Your task | Make an exact copy of the data below, leaving out every picture.

══════

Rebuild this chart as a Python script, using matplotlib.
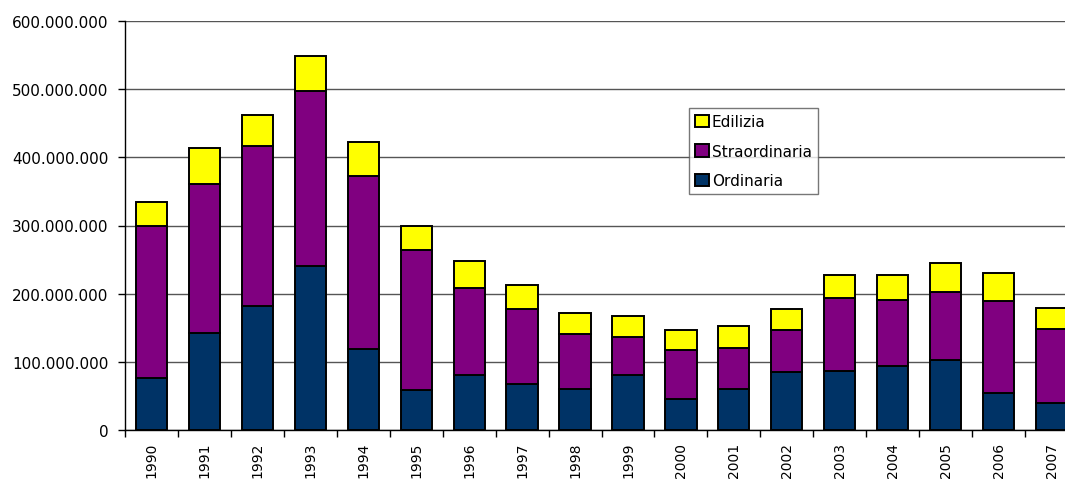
import numpy as np
import matplotlib.pyplot as plt
from matplotlib.ticker import FuncFormatter, FixedLocator

anni = [str(a) for a in range(1990, 2008)]
# valori (milioni)
ordinaria = [76, 143, 182, 240, 119, 58, 81, 68, 60, 81, 45, 60, 85, 87, 94, 102, 55, 40]
straordinaria = [223, 218, 234, 257, 254, 206, 128, 109, 81, 55, 73, 61, 62, 107, 97, 101, 134, 108]
edilizia = [35, 52, 46, 52, 49, 35, 39, 36, 31, 31, 29, 31, 30, 33, 36, 42, 41, 31]

ordinaria = np.array(ordinaria) * 1e6
straordinaria = np.array(straordinaria) * 1e6
edilizia = np.array(edilizia) * 1e6

fig = plt.figure(figsize=(10.65, 4.81), dpi=100)
# the plot area runs past the right edge like in the original
ax = fig.add_axes([125 / 1065, 50 / 481, 953 / 1065, 409 / 481])

x = np.arange(len(anni))
w = 0.59
lw = 1.4
ax.bar(x, ordinaria, w, color='#003366', edgecolor='black', linewidth=lw, label='Ordinaria', zorder=3)
ax.bar(x, straordinaria, w, bottom=ordinaria, color='#800080', edgecolor='black', linewidth=lw,
       label='Straordinaria', zorder=3)
ax.bar(x, edilizia, w, bottom=ordinaria + straordinaria, color='#FFFF00', edgecolor='black', linewidth=lw,
       label='Edilizia', zorder=3)

ax.set_xlim(-0.5, len(anni) - 0.5)
ax.set_ylim(0, 600e6)
ax.set_yticks(np.arange(0, 600e6 + 1, 100e6))
ax.yaxis.set_major_formatter(FuncFormatter(lambda v, p: '{:,.0f}'.format(v).replace(',', '.')))
ax.grid(axis='y', color='#555555', linewidth=1, zorder=0)

ax.set_xticks(x)
ax.set_xticklabels(anni, rotation=90)
ax.tick_params(axis='x', which='major', length=0, pad=8.5, labelsize=10)
ax.xaxis.set_minor_locator(FixedLocator(np.arange(-0.5, len(anni), 1)))
ax.tick_params(axis='x', which='minor', length=5, width=1, color='black')
ax.tick_params(axis='y', length=5, width=1, color='black', pad=7, labelsize=11)

for s in ['top', 'right']:
    ax.spines[s].set_visible(False)
for s in ['left', 'bottom']:
    ax.spines[s].set_color('black')
    ax.spines[s].set_linewidth(1)

h, l = ax.get_legend_handles_labels()
leg = ax.legend(h[::-1], l[::-1], loc='upper left', bbox_to_anchor=((689 - 125) / 953, (431 - 109) / 409),
                fontsize=11, frameon=True, fancybox=False, edgecolor='#555555',
                handlelength=0.9, handleheight=0.9, handletextpad=0.2, borderpad=0.4,
                borderaxespad=0, labelspacing=0.95)
leg.get_frame().set_linewidth(1)

fig.savefig('out.png', dpi=100)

══════

Completed exercise |
Rebuild this chart as a Python script, using matplotlib.
import numpy as np
import matplotlib.pyplot as plt
from matplotlib.ticker import FuncFormatter, FixedLocator

anni = [str(a) for a in range(1990, 2008)]
# valori (milioni)
ordinaria = [76, 143, 182, 240, 119, 58, 81, 68, 60, 81, 45, 60, 85, 87, 94, 102, 55, 40]
straordinaria = [223, 218, 234, 257, 254, 206, 128, 109, 81, 55, 73, 61, 62, 107, 97, 101, 134, 108]
edilizia = [35, 52, 46, 52, 49, 35, 39, 36, 31, 31, 29, 31, 30, 33, 36, 42, 41, 31]

ordinaria = np.array(ordinaria) * 1e6
straordinaria = np.array(straordinaria) * 1e6
edilizia = np.array(edilizia) * 1e6

fig = plt.figure(figsize=(10.65, 4.81), dpi=100)
# the plot area runs past the right edge like in the original
ax = fig.add_axes([125 / 1065, 50 / 481, 953 / 1065, 409 / 481])

x = np.arange(len(anni))
w = 0.59
lw = 1.4
ax.bar(x, ordinaria, w, color='#003366', edgecolor='black', linewidth=lw, label='Ordinaria', zorder=3)
ax.bar(x, straordinaria, w, bottom=ordinaria, color='#800080', edgecolor='black', linewidth=lw,
       label='Straordinaria', zorder=3)
ax.bar(x, edilizia, w, bottom=ordinaria + straordinaria, color='#FFFF00', edgecolor='black', linewidth=lw,
       label='Edilizia', zorder=3)

ax.set_xlim(-0.5, len(anni) - 0.5)
ax.set_ylim(0, 600e6)
ax.set_yticks(np.arange(0, 600e6 + 1, 100e6))
ax.yaxis.set_major_formatter(FuncFormatter(lambda v, p: '{:,.0f}'.format(v).replace(',', '.')))
ax.grid(axis='y', color='#555555', linewidth=1, zorder=0)

ax.set_xticks(x)
ax.set_xticklabels(anni, rotation=90)
ax.tick_params(axis='x', which='major', length=0, pad=8.5, labelsize=10)
ax.xaxis.set_minor_locator(FixedLocator(np.arange(-0.5, len(anni), 1)))
ax.tick_params(axis='x', which='minor', length=5, width=1, color='black')
ax.tick_params(axis='y', length=5, width=1, color='black', pad=7, labelsize=11)

for s in ['top', 'right']:
    ax.spines[s].set_visible(False)
for s in ['left', 'bottom']:
    ax.spines[s].set_color('black')
    ax.spines[s].set_linewidth(1)

h, l = ax.get_legend_handles_labels()
leg = ax.legend(h[::-1], l[::-1], loc='upper left', bbox_to_anchor=((689 - 125) / 953, (431 - 109) / 409),
                fontsize=11, frameon=True, fancybox=False, edgecolor='#555555',
                handlelength=0.9, handleheight=0.9, handletextpad=0.2, borderpad=0.4,
                borderaxespad=0, labelspacing=0.95)
leg.get_frame().set_linewidth(1)

fig.savefig('out.png', dpi=100)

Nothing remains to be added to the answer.